U.S. senators are demanding answers about another visa program expanding entry to Cuban nationals they argue “further endangers our national security.” They sounded the alarm after a Cuban American congressman said nearly 115 Cuban regime agents are illegally living in south Florida.
Republican Sens. Marco Rubio and Rick Scott of Florida and Ted Cruz of Texas called on Secretary of State Antony Blinken to explain why a nonimmigrant visa (NIV) program was expanded through the U.S. Embassy in Havana, Cuba. The NIV “does not serve America’s interests,” they said. “It only benefits Cuba’s cruel, adversarial regime – a designated State Sponsor of Terrorism (SSOT) – and further endangers our national security.”
Because the State Department has designated Cuba, Iran, North Korea and Syria as SSOT, they also asked if it was granting NIVs to citizens from all SSOT countries.
They expressed concerns that NIVs weren’t being properly vetted, saying “it will be nearly impossible to provide proper vetting” because of the “regime’s lack of transparency and our inadequate insight into the island.”
Earlier this year, U.S. Rep.

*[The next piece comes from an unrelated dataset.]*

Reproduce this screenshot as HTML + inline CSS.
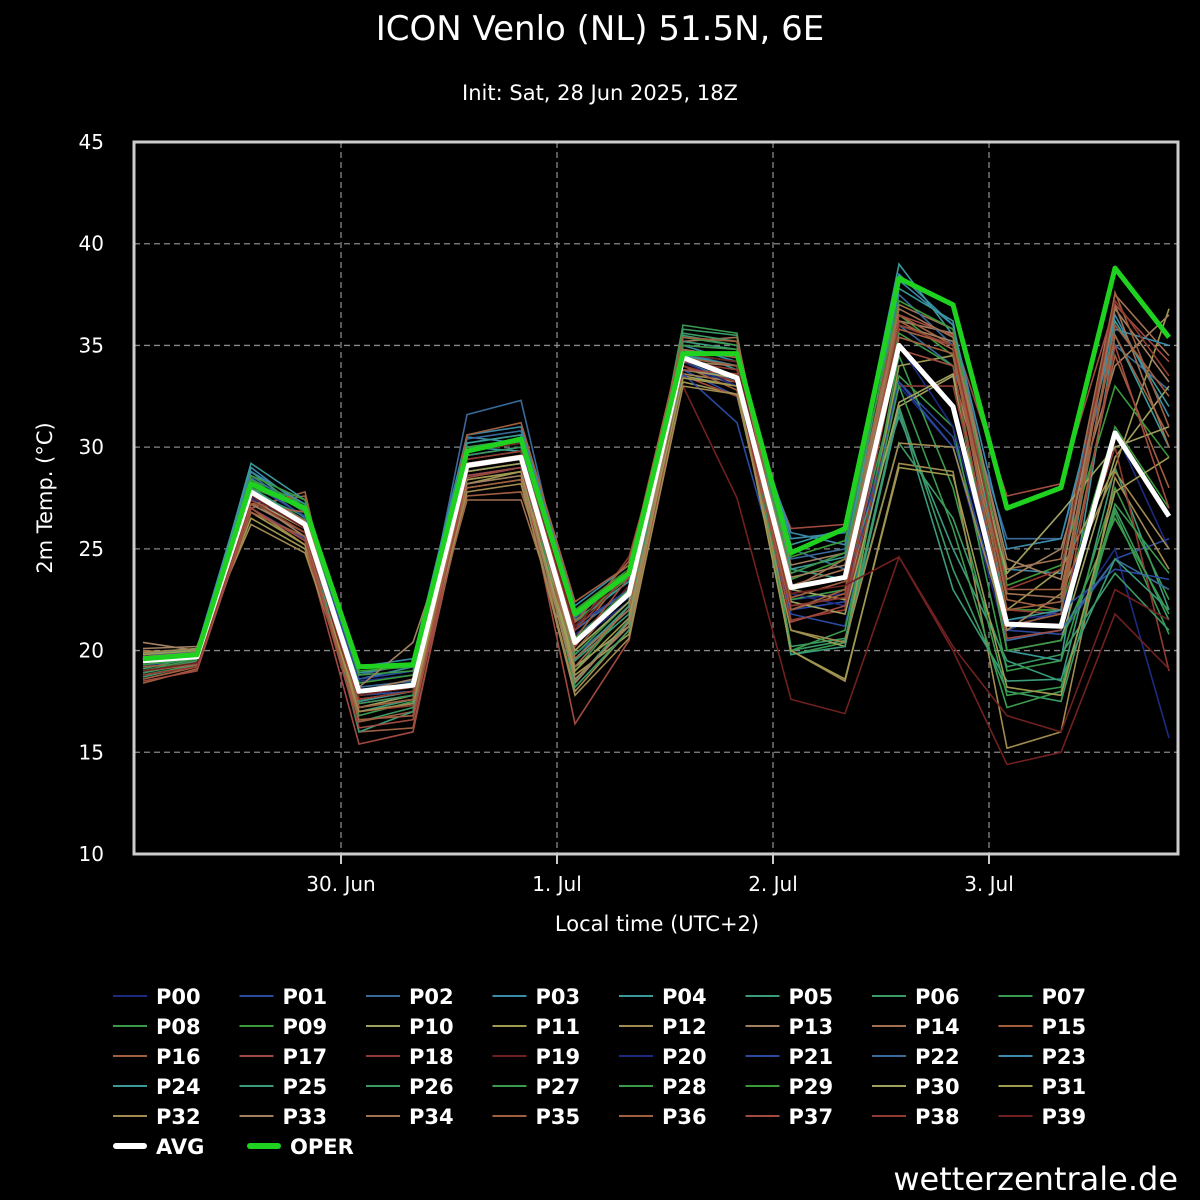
<!DOCTYPE html>
<html><head><meta charset="utf-8">
<style>
html,body{margin:0;padding:0;background:#000;}
body{width:1200px;height:1200px;overflow:hidden;position:relative;font-family:"DejaVu Sans","Liberation Sans",sans-serif;color:#fff;}
svg{position:absolute;left:0;top:0;}
</style></head>
<body>
<svg id="chart" width="1200" height="1200" xmlns="http://www.w3.org/2000/svg">
<text x="600" y="40" fill="#fff" font-size="34" text-anchor="middle" font-family="DejaVu Sans, sans-serif">ICON Venlo (NL) 51.5N, 6E</text>
<text x="600" y="100" fill="#fff" font-size="21" text-anchor="middle" font-family="DejaVu Sans, sans-serif">Init: Sat, 28 Jun 2025, 18Z</text>
<g id="grid"></g>
<g id="series"></g>
<rect x="134" y="142" width="1044" height="712" fill="none" stroke="#ccc" stroke-width="3"/>
<g id="axes"></g>
<text x="657" y="931" fill="#fff" font-size="21" text-anchor="middle">Local time (UTC+2)</text>
<text transform="translate(52,498) rotate(-90)" fill="#fff" font-size="21" text-anchor="middle">2m Temp. (°C)</text>
<g id="legend"></g>
<text x="1178" y="1190" fill="#fff" font-size="32" text-anchor="end">wetterzentrale.de</text>
</svg>
<script>
const hours=[-22,-16,-10,-4,2,8,14,20,26,32,38,44,50,56,62,68,74,80,86,92];
const yTicks=[10,15,20,25,30,35,40,45];
const xTickHours=[0,24,48,72];
const xTickLabels=["30. Jun","1. Jul","2. Jul","3. Jul"];
const avg=[19.5,19.7,27.8,26.2,18.0,18.3,29.1,29.5,20.4,22.8,34.4,33.4,23.1,23.6,35.0,32.0,21.3,21.2,30.7,26.6];
const oper=[19.6,19.8,28.2,27.0,19.2,19.3,29.8,30.4,21.8,23.8,34.6,34.6,24.8,26.0,38.3,37.0,27.0,28.0,38.8,35.4];
const members=[
[19.2,19.6,27.5,26.0,18.5,18.8,29.0,29.4,20.8,22.6,34.0,33.0,22.5,22.8,33.0,30.0,20.5,21.0,25.0,15.7],
[19.4,19.8,27.0,25.5,17.8,18.0,28.6,29.0,19.8,22.0,33.8,32.5,22.0,22.4,33.2,30.5,21.0,20.8,24.5,25.5],
[19.6,20.0,28.5,26.5,18.2,18.5,31.6,32.3,21.0,23.0,34.2,33.2,25.0,24.0,36.0,34.0,25.5,25.5,35.0,32.8],
[19.8,20.1,29.0,27.0,18.6,19.2,30.5,30.2,21.5,23.4,35.0,34.2,25.5,25.8,38.5,36.0,24.0,23.8,36.5,31.5],
[19.0,19.5,28.8,26.8,17.5,18.0,30.0,29.8,20.5,22.8,34.8,33.8,25.2,26.0,39.0,35.5,20.0,19.5,35.5,30.0],
[18.9,19.4,28.0,26.3,17.0,17.6,29.2,29.5,19.5,21.8,35.5,35.0,24.0,23.5,31.5,25.0,19.5,18.5,29.0,22.0],
[19.1,19.7,27.8,26.6,16.5,17.2,29.6,30.0,18.5,21.5,35.8,35.5,20.0,20.5,32.0,24.0,18.0,17.5,27.0,21.5],
[18.8,19.3,28.2,27.0,16.8,17.5,30.2,30.6,19.0,22.2,36.0,35.6,19.8,20.4,34.5,28.0,17.8,18.2,26.8,20.8],
[19.3,19.6,27.6,26.2,17.8,18.2,29.8,30.4,21.8,23.6,34.4,34.0,22.5,23.0,33.5,31.0,19.0,19.5,28.0,22.5],
[19.5,19.9,28.4,27.2,18.4,18.8,30.0,30.2,22.0,24.0,34.8,34.4,23.5,24.5,36.5,34.5,22.0,22.0,31.0,27.0],
[19.4,19.8,27.2,25.8,17.2,17.8,28.8,29.2,19.2,21.2,33.5,33.0,23.0,22.5,32.0,33.5,20.0,20.5,29.5,33.0],
[19.6,19.7,26.5,25.0,17.0,17.4,28.2,28.8,18.8,20.8,33.2,32.6,21.0,20.2,34.0,34.5,22.0,24.0,29.0,36.8],
[19.9,20.0,27.0,25.2,17.6,18.0,28.0,28.4,18.0,21.0,33.6,33.2,20.0,18.5,29.2,28.8,15.2,16.0,28.5,24.0],
[20.4,20.0,27.4,25.6,18.0,18.6,28.4,28.8,18.4,21.4,34.6,34.6,24.2,24.8,36.2,35.6,23.5,25.0,34.0,36.5],
[20.0,19.8,27.8,26.0,17.4,17.8,27.4,27.4,19.2,22.2,35.2,35.4,23.0,24.5,37.0,35.8,24.0,24.5,37.5,34.5],
[19.2,19.4,27.0,27.8,16.5,17.0,27.6,27.8,20.0,23.0,34.2,33.0,22.0,22.8,36.5,35.0,23.0,23.0,35.5,30.5],
[18.4,19.1,27.2,27.6,16.0,16.2,28.0,28.4,20.6,24.0,34.0,32.8,21.5,22.0,35.8,35.0,22.5,22.0,34.5,28.0],
[18.8,19.2,26.8,25.2,15.4,16.0,28.5,29.0,16.4,20.5,33.5,32.5,26.0,26.2,36.5,35.5,27.6,28.2,37.0,34.2],
[18.6,19.2,27.0,25.4,17.0,17.3,29.0,29.6,21.0,24.6,34.0,33.2,21.5,22.0,33.0,33.0,22.0,21.8,30.0,19.0],
[19.0,19.5,27.4,25.8,17.4,17.8,29.4,29.8,20.2,23.2,33.0,27.5,17.6,16.9,24.6,20.0,14.4,15.0,21.8,19.1],
[19.4,19.8,27.6,26.0,18.0,18.4,28.6,29.0,20.4,22.4,34.2,33.0,22.8,22.2,35.0,31.0,21.5,21.8,30.8,25.0],
[19.7,20.0,28.2,26.6,18.6,19.0,29.6,30.0,21.2,23.0,33.6,31.2,21.8,21.2,33.2,30.0,21.0,22.0,24.0,23.5],
[19.6,19.9,28.6,26.8,18.8,19.4,30.4,30.8,21.6,23.8,34.6,34.0,24.5,25.0,37.5,35.0,20.5,21.0,24.5,23.0],
[19.8,20.1,28.8,27.2,19.2,19.6,30.6,31.0,22.2,24.2,33.8,33.4,25.8,25.2,38.2,36.0,25.0,25.5,35.8,35.0],
[19.5,19.7,29.2,27.4,18.9,19.3,30.2,30.6,21.4,23.4,34.5,34.0,24.0,24.6,37.8,36.2,21.5,22.0,36.2,32.0],
[18.7,19.3,28.0,26.4,16.0,17.0,29.2,29.6,19.6,22.2,35.2,34.8,19.8,20.2,31.8,23.0,18.5,18.6,24.5,22.0],
[18.9,19.5,27.8,26.2,17.4,17.8,29.6,30.0,18.2,21.0,35.6,35.2,20.2,20.6,30.2,26.5,19.2,19.8,23.8,21.0],
[19.0,19.6,28.4,26.8,18.0,18.4,30.0,30.4,19.8,22.4,35.4,35.0,20.0,21.0,33.0,26.0,17.2,18.0,27.2,23.8],
[19.3,19.7,28.0,27.0,18.8,19.0,29.4,29.8,20.6,23.0,35.0,34.8,23.8,24.8,35.6,34.0,20.0,20.5,26.5,21.8],
[19.4,19.8,28.6,27.4,19.0,19.2,29.8,30.2,21.4,23.6,34.6,34.2,24.6,25.4,37.2,35.8,23.2,24.2,33.0,29.5],
[19.6,19.9,27.4,26.0,17.6,18.0,28.8,29.2,20.0,22.4,33.8,33.4,22.4,21.8,32.2,33.6,23.8,26.8,30.0,31.0],
[19.8,20.0,26.8,25.2,17.2,17.6,28.4,28.8,19.0,21.6,33.4,33.0,20.0,18.6,29.0,28.6,18.2,17.8,27.8,29.5],
[19.9,20.1,26.2,24.8,17.0,17.4,27.8,28.2,17.8,20.6,33.0,32.6,21.0,20.4,30.2,30.0,21.0,22.8,28.8,25.0],
[20.1,20.2,27.2,25.8,18.2,20.4,28.2,28.6,18.6,21.2,34.2,34.0,23.6,24.2,36.0,35.2,24.5,23.5,36.8,33.2],
[19.7,19.9,27.8,26.4,17.8,18.2,29.0,29.4,19.6,22.0,34.8,34.4,23.2,24.0,36.8,35.4,22.8,22.6,37.0,30.0],
[19.0,19.3,27.2,26.8,17.2,17.6,30.6,31.2,22.4,24.2,35.4,35.2,22.6,23.4,36.2,34.8,22.0,22.4,36.0,32.5],
[18.6,19.2,26.8,25.6,16.6,16.8,29.2,29.6,21.4,24.4,34.4,34.0,22.0,23.0,35.4,34.6,21.2,21.8,37.6,31.0],
[18.5,19.0,27.0,25.4,16.2,16.6,28.6,29.0,20.2,23.6,33.8,33.6,21.4,22.2,34.8,34.0,20.6,21.0,35.0,27.0],
[18.8,19.2,27.4,25.8,17.6,18.0,29.4,29.8,21.0,23.8,34.2,33.8,22.2,22.6,36.0,35.0,23.0,24.0,37.2,33.5],
[19.0,19.4,27.6,26.0,17.8,18.2,29.8,30.2,21.2,24.0,34.6,34.2,22.8,23.2,24.6,20.2,16.8,16.0,23.0,21.5]
];
const palette=["#1e2a80","#2a4aa0","#3a6a9a","#3a8aaa","#3a9a9a","#3a9a7a","#3a9a64","#3a9a50","#3a9a4a","#3a9a3a","#a0a060","#a09a50","#a08a50","#a08060","#a07050","#a06040","#a06040","#a04a40","#903a30","#702020"];
const NS="http://www.w3.org/2000/svg";
const X0=134,X1=1178,Y0=854,Y1=142,H0=-23,H1=93;
function sx(h){return X0+(h-H0)/(H1-H0)*(X1-X0);}
function sy(v){return Y0-(v-10)/(45-10)*(Y0-Y1);}
function mk(tag,attrs,parent){const e=document.createElementNS(NS,tag);for(const k in attrs)e.setAttribute(k,attrs[k]);parent.appendChild(e);return e;}
const grid=document.getElementById('grid'),axes=document.getElementById('axes'),series=document.getElementById('series'),legend=document.getElementById('legend');
yTicks.forEach(t=>{
  if(t>10&&t<45){const l=mk('line',{x1:X0,x2:X1,y1:sy(t),y2:sy(t),stroke:'#888','stroke-width':1.3,'stroke-dasharray':'6,4'},grid);
  
  }
  const tx=mk('text',{x:104,y:sy(t)+7,fill:'#fff','font-size':20,'text-anchor':'end'},axes);tx.textContent=t;
  
  
});
xTickHours.forEach((h,i)=>{
  const l=mk('line',{x1:sx(h),x2:sx(h),y1:Y1,y2:Y0,stroke:'#888','stroke-width':1.3,'stroke-dasharray':'6,4'},grid);
  
  
  const tk=mk('line',{x1:sx(h),x2:sx(h),y1:Y0,y2:Y0+10,stroke:'#ccc','stroke-width':2},axes);
  
  
  const tx=mk('text',{x:sx(h),y:891,fill:'#fff','font-size':20,'text-anchor':'middle'},axes);tx.textContent=xTickLabels[i];
  
  
});
function pts(arr){return arr.map((v,i)=>sx(hours[i]).toFixed(1)+','+sy(v).toFixed(1)).join(' ');}
members.forEach((m,i)=>{
  const p=mk('polyline',{points:pts(m),fill:'none',stroke:palette[i%20],'stroke-width':1.6},series);
  
  
});
const pa=mk('polyline',{points:pts(avg),fill:'none',stroke:'#fff','stroke-width':5,'stroke-linejoin':'round'},series);


const po=mk('polyline',{points:pts(oper),fill:'none',stroke:'#1fd21f','stroke-width':5,'stroke-linejoin':'round'},series);


const names=[];for(let i=0;i<40;i++)names.push('P'+String(i).padStart(2,'0'));
names.forEach((n,i)=>{
  const c=i%8,r=Math.floor(i/8),x=113+c*126.5,y=996+r*30;
  const l=mk('line',{x1:x,x2:x+34,y1:y,y2:y,stroke:palette[i%20],'stroke-width':2},legend);
  
  
  const t=mk('text',{x:x+43,y:y+8,fill:'#fff','font-size':21,'font-weight':'bold'},legend);t.textContent=n;
  
  
});
[['AVG','#fff',0],['OPER','#1fd21f',1]].forEach(([n,col,c])=>{
  const x=113+c*134,y=1146;
  const l=mk('line',{x1:x+3,x2:x+31,y1:y,y2:y,stroke:col,'stroke-width':6,'stroke-linecap':'round'},legend);
  
  
  const t=mk('text',{x:x+43,y:y+8,fill:'#fff','font-size':21,'font-weight':'bold'},legend);t.textContent=n;
  
  
});
</script>
</body></html>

Carlos Gimenez, R-FL, uncovered that federal agency “vetting” involved relying on the SSOT to provide information about its citizens prior to entry, a process he said was “insane” and planned to change, The Center Square reported.
Because releasing citizens of SSOT into the U.S. cannot benefit Americans, Rubio’s delegation argues, the only possible explanation is that “this is yet another case of the Biden-Harris Administration’s appeasement of the regime.”
They also expressed alarm about former high-ranking Cuban officials and security forces “complicit in human rights abuses” being allowed into the country and about the administration lifting Cuba’s designation as a “not fully cooperating” country on counterterrorism efforts despite it still being designated as a SSOT.
“The only reasonable motivation for removing this designation would be to mollify the regime that continues to harbor terrorists and U.S. fugitives and support militant groups in the region,” they said.
Meanwhile, Gimenez most recently announced that “nearly 115 Castro regime agents are already living in the United States,” including “high-ranking Communist Party officials, judges, prosecutors, and law enforcement.”
Biden-Harris parole programs are allowing “these agents to commit fraud against the United States and enter into our communities,” he said in a newsletter to constituents. He also said “Castro agents” illegally living in the U.S. were committing immigration fraud.
The Republican lawmakers’ warnings come after a former Department of State employee who served on the National Security Council and as U.S. Ambassador to Bolivia pleaded guilty to secretly acting for decades as an agent of the Cuban regime and after Gimenez and others raised the alarm about Chinese spies operating in Cuba.
The Rubio delegation also reiterated concerns Gimenez has expressed about why the administration has invited Cuban foreign agents to tour high-level government facilities, which they argue poses a national security threat.
Florida Attorney General Ashley Moody has also called on U.S. Treasury Secretary Janet Yellen to stop the agency’s “continued support of Cuba’s communist interests” by reversing previous banking prohibitions. Scott has led another delegation calling on the administration to deny visas “to evil dictators from Iran, Cuba and Venezuela.”
“Rather than compelling the Cuban dictatorship to end its human rights abuses and bring democracy to the island, the Biden-Harris Administration has only looked for opportunities to pacify the regime and mend diplomatic relations,” the Rubio delegation said to Blinken.
The visa expansion is part of an outworking of President Joe Biden’s support of the Los Angeles Declaration on Migration and Protection formalized in 2022, The Center Square reported. It’s also an outworking of Biden’s stated goal to facilitate more foreign nationals coming to the U.S. at a North American Summit in Washington, D.C. in 2021.
By September 2022, the State Department announced it was expanding visa services to Cubans “to facilitate safe, orderly, humane, and regular migration,” expanding “regular pathways available to Cubans wishing to come to the United States,” and expanding a family unification parole program. It also increased personnel at the U.S. Embassy in Havana and by early 2023 resumed “full immigrant visa processing for the first time since 2017.”
Through the U.S.-Cuba Migration Accords, the State Department pledged to “ensure that total legal migration to the United States from Cuba will be a minimum of 20,000 Cubans” per year.
This is in addition to 109,000 Cubans released into the U.S. through a CHNV parole program created by Department of Homeland Security Secretary Alejandro Mayorkas. Cubans are also among the top nationalities released into the U.S. through a CBP One mobile app, with all nationalities combined, they total more than 765,000.
These programs are illegal, attorneys general, including Moody, who sued to stop them, and Republican members of Congress, argue.
Under the Biden-Harris administration, CBP and Border Patrol agents apprehended 660,764 Cuban illegal border crossers from fiscal 2021 through the end of July, according to federal data. The majority were not deported. U.S. Coast Guard crews have apprehended and repatriated thousands of Cubans, The Center Square has reported.